Untuk mendesakkan perdamaian yang lama dirindukan rakyat sipil Aceh, setiap Sabtu malam sejak 19 Februari 2005 sebagian penandatangan petisi juga melakukan demonstrasi dengan menyalakan lilin di Bunderan Hotel Indonesia, Jakarta.
Pekan ini, para wakil Indonesia dan GAM bertemu di Helsinki untuk melakukan perundingan damai putaran ketiga. Bencana kolosal tsunami di Aceh pada 26 Desember 2004, menurut para pendantanganan, mestilah menjadi momentum penting bagi pihak-pihak yang bersengketa untuk mewujudkan di Aceh.
Perdamaian semestinya menjadi prasyarat utama sebelum orang membicarakan lebih jauh pembangunan kembali Aceh. Gempa dan tsunami telah menewaskan 230.000 orang dan membuat ratusan ribu lainnya kehilangan rumah, serta kota dan desa luluh-lantak, baik secara fisik, sosial maupun ekonomi.
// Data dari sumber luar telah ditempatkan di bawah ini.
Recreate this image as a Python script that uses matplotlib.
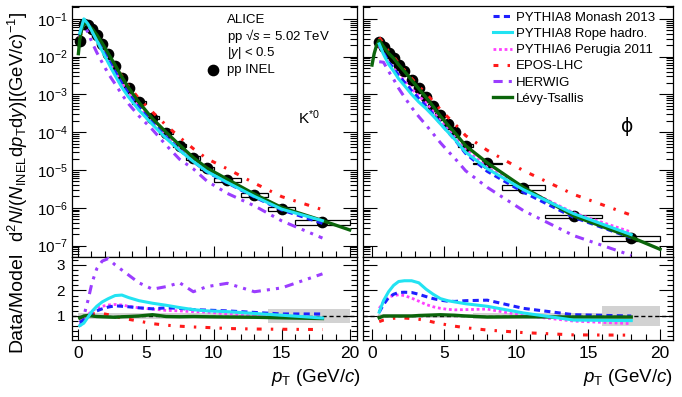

Tanpa perdamaian, pemulihan fisik tidak akan banyak memberi manfaat kepada rakyat Aceh.
Selama 30 tahun terakhir, rakyat Aceh ibarat pelanduk yang terjepit baku-tembak aparat keamanan Indonesia (TNI dan Brimob) dan GAM. Jauh sebelum tsunami, banyak orang Aceh telah menderita. Sekitar 15.000 tewas akibat konflik bersenjata di sana dalam 30 tahun terakhir. "Anak-anak tidak tenteram belajar, ayah dan ibu tak bisa mencari nafkah dengan baik, tidak ada pengusaha yang mau berinvestasi di sana untuk bisa menyediakan lapangan kerja," demikian antara lain bunyi petisi.